My new chain!
Maybe 10 people will be interested in this…
So as you may have gathered, I had a real shitty time dealing with my chain all the time. After the first long ride it had turned red, was bone dry, and needed a ton of tightening. After repeating this cycle and discovering new terribly tight and terribly loose sections everytime, it finally got to the point where it was either going to catastrophically fail, or it needed to be replaced.
I even had a shop in northern Utah claim that they had a chain for me, only to get all the way there and find out that they had a chain a few links too short. Instead of taking their advice of just adding a couple links of my old chain to the new one, which would have been terrible, I just had them take a few links out to give me some more adjustment. It was stretched, but still had some life left in it.
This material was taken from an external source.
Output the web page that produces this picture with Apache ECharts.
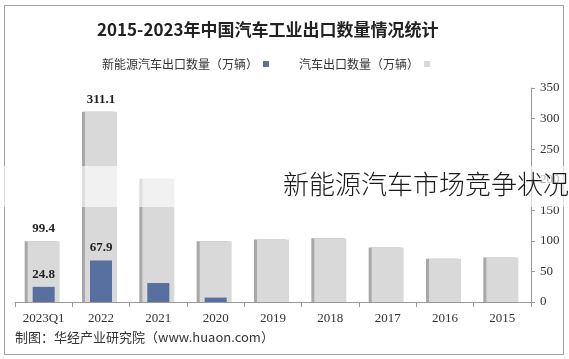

It always seemed like a smaller chain than it should have been, but I attributed it to my lack of knowledge on the subject. However when I finally found myself in Moab, UT with a chain that was skipping teeth and bright red I decided my life and motorcycle was worth getting a new one. Somehow a tiny and awesome shop in Moab had my chain – a rare find considering no one within 100 miles of northern Utah had one.
And when I had him put the new chain on for me, we all discovered why this one had been such a pain in the ass. It turns out that it wasn’t an O-ring chain – meaning that it would need constant lubrication in order to work properly. It’s so senseless to have my chain that I didn’t even consider it wasn’t a normal O-ring chain. No wonder it was so small. No wonder it needed constant lubrication. No wonder it was red hot. And no wonder it failed so quickly with so many constant miles.
Good thing the first shop didn’t add a couple of my old links to a new chain. Not even they noticed that it wasn’t an O-ring chain.
Anyway, now I should be all set. My sprockets seem to have at least 5,000 more miles on them so I should be able to get home.
I need a shaft-driven bike.
1 response so far ↓
1 Chris Maness // Sep 21, 2009 at 8:24 pm
A good o-ring chain is low maintenance. Shafties suck, they turn about 10% of your engines power in to heat. I did 3500 mile trip on my FZ6 just gave her a squirt every 300Mi. It hasn’t needed an adjustment since the break in at 500mi. I now have 9k mi on the bike with only one chain adjustment.